▶ [REQUIRED TASK] Leaving out all images, write out the records that follow exactly.

▶ [GIVEN INFORMATION]
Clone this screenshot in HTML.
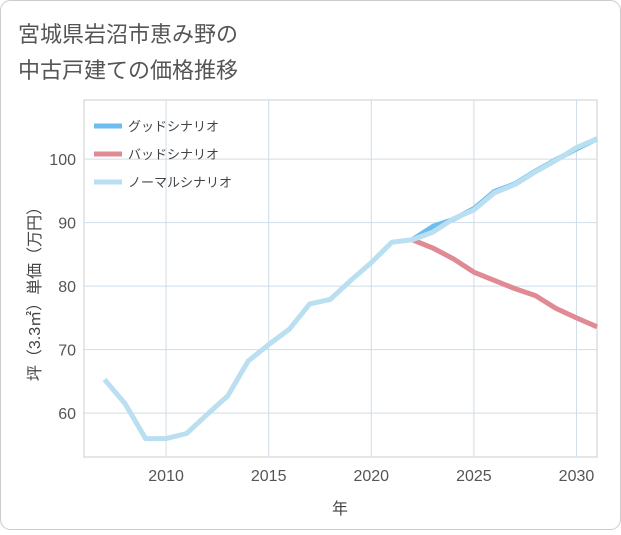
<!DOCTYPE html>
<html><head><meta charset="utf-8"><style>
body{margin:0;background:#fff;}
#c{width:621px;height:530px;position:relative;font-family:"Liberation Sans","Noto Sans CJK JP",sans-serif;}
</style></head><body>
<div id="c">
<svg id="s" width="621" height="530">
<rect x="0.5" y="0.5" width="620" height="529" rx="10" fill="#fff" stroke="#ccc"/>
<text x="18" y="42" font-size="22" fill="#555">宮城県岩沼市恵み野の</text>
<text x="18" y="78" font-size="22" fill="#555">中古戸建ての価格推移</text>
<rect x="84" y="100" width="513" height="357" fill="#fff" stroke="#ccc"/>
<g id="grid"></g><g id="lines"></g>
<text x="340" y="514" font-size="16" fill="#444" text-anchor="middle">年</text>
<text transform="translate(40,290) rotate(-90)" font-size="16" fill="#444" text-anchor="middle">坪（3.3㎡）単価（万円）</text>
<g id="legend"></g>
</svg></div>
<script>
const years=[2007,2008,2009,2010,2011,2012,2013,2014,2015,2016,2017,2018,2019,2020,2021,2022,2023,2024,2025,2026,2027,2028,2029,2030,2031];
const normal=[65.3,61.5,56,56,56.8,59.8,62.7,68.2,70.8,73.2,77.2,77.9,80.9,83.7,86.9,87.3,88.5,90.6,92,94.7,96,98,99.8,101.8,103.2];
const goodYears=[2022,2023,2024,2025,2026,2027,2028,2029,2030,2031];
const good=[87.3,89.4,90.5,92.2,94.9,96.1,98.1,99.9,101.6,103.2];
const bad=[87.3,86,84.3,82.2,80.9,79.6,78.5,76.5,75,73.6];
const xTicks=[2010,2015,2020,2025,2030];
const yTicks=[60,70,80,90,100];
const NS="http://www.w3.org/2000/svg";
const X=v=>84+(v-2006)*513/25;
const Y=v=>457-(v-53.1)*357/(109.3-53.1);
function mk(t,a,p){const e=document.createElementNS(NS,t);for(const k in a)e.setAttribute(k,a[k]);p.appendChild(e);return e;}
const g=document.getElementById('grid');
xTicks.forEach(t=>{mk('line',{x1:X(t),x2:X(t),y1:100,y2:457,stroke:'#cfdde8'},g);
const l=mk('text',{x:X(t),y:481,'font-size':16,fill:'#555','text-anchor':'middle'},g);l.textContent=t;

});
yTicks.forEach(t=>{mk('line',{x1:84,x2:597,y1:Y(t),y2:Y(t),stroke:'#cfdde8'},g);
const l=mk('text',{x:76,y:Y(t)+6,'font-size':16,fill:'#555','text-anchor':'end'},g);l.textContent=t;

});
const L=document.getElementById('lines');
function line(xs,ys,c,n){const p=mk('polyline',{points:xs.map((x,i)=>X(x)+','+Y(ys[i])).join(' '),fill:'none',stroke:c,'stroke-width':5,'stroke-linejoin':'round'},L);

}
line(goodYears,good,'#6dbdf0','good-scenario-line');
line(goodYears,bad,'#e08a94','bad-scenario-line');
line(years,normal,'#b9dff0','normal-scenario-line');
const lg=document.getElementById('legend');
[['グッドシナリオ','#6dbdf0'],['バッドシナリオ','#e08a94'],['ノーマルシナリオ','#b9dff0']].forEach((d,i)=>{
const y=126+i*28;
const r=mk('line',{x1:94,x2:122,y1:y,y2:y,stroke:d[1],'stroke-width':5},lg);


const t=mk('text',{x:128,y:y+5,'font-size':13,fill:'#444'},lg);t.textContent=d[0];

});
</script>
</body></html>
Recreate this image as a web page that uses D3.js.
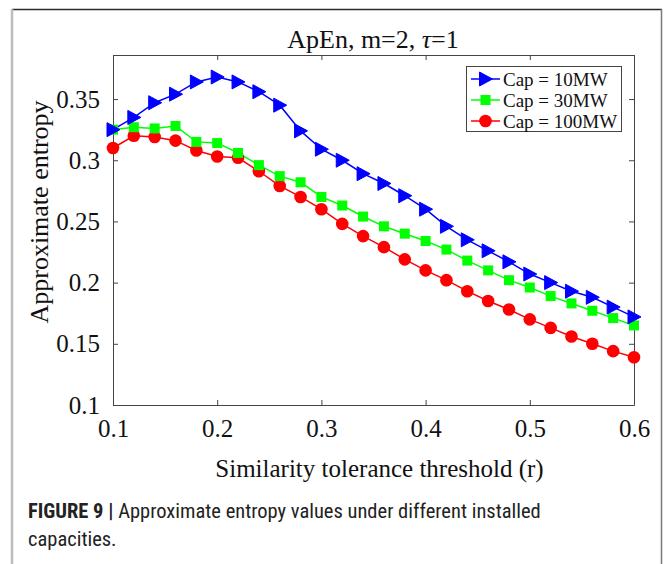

▶ [ANSWER IN FULL]
Clone this screenshot in HTML.
<!DOCTYPE html>
<html><head><meta charset="utf-8"><style>
body{margin:0;background:#fff;}
#c{width:621px;height:530px;position:relative;font-family:"Liberation Sans","Noto Sans CJK JP",sans-serif;}
</style></head><body>
<div id="c">
<svg id="s" width="621" height="530">
<rect x="0.5" y="0.5" width="620" height="529" rx="10" fill="#fff" stroke="#ccc"/>
<text x="18" y="42" font-size="22" fill="#555">宮城県岩沼市恵み野の</text>
<text x="18" y="78" font-size="22" fill="#555">中古戸建ての価格推移</text>
<rect x="84" y="100" width="513" height="357" fill="#fff" stroke="#ccc"/>
<g id="grid"></g><g id="lines"></g>
<text x="340" y="514" font-size="16" fill="#444" text-anchor="middle">年</text>
<text transform="translate(40,290) rotate(-90)" font-size="16" fill="#444" text-anchor="middle">坪（3.3㎡）単価（万円）</text>
<g id="legend"></g>
</svg></div>
<script>
const years=[2007,2008,2009,2010,2011,2012,2013,2014,2015,2016,2017,2018,2019,2020,2021,2022,2023,2024,2025,2026,2027,2028,2029,2030,2031];
const normal=[65.3,61.5,56,56,56.8,59.8,62.7,68.2,70.8,73.2,77.2,77.9,80.9,83.7,86.9,87.3,88.5,90.6,92,94.7,96,98,99.8,101.8,103.2];
const goodYears=[2022,2023,2024,2025,2026,2027,2028,2029,2030,2031];
const good=[87.3,89.4,90.5,92.2,94.9,96.1,98.1,99.9,101.6,103.2];
const bad=[87.3,86,84.3,82.2,80.9,79.6,78.5,76.5,75,73.6];
const xTicks=[2010,2015,2020,2025,2030];
const yTicks=[60,70,80,90,100];
const NS="http://www.w3.org/2000/svg";
const X=v=>84+(v-2006)*513/25;
const Y=v=>457-(v-53.1)*357/(109.3-53.1);
function mk(t,a,p){const e=document.createElementNS(NS,t);for(const k in a)e.setAttribute(k,a[k]);p.appendChild(e);return e;}
const g=document.getElementById('grid');
xTicks.forEach(t=>{mk('line',{x1:X(t),x2:X(t),y1:100,y2:457,stroke:'#cfdde8'},g);
const l=mk('text',{x:X(t),y:481,'font-size':16,fill:'#555','text-anchor':'middle'},g);l.textContent=t;

});
yTicks.forEach(t=>{mk('line',{x1:84,x2:597,y1:Y(t),y2:Y(t),stroke:'#cfdde8'},g);
const l=mk('text',{x:76,y:Y(t)+6,'font-size':16,fill:'#555','text-anchor':'end'},g);l.textContent=t;

});
const L=document.getElementById('lines');
function line(xs,ys,c,n){const p=mk('polyline',{points:xs.map((x,i)=>X(x)+','+Y(ys[i])).join(' '),fill:'none',stroke:c,'stroke-width':5,'stroke-linejoin':'round'},L);

}
line(goodYears,good,'#6dbdf0','good-scenario-line');
line(goodYears,bad,'#e08a94','bad-scenario-line');
line(years,normal,'#b9dff0','normal-scenario-line');
const lg=document.getElementById('legend');
[['グッドシナリオ','#6dbdf0'],['バッドシナリオ','#e08a94'],['ノーマルシナリオ','#b9dff0']].forEach((d,i)=>{
const y=126+i*28;
const r=mk('line',{x1:94,x2:122,y1:y,y2:y,stroke:d[1],'stroke-width':5},lg);


const t=mk('text',{x:128,y:y+5,'font-size':13,fill:'#444'},lg);t.textContent=d[0];

});
</script>
</body></html>
Recreate this image as a web page that uses D3.js.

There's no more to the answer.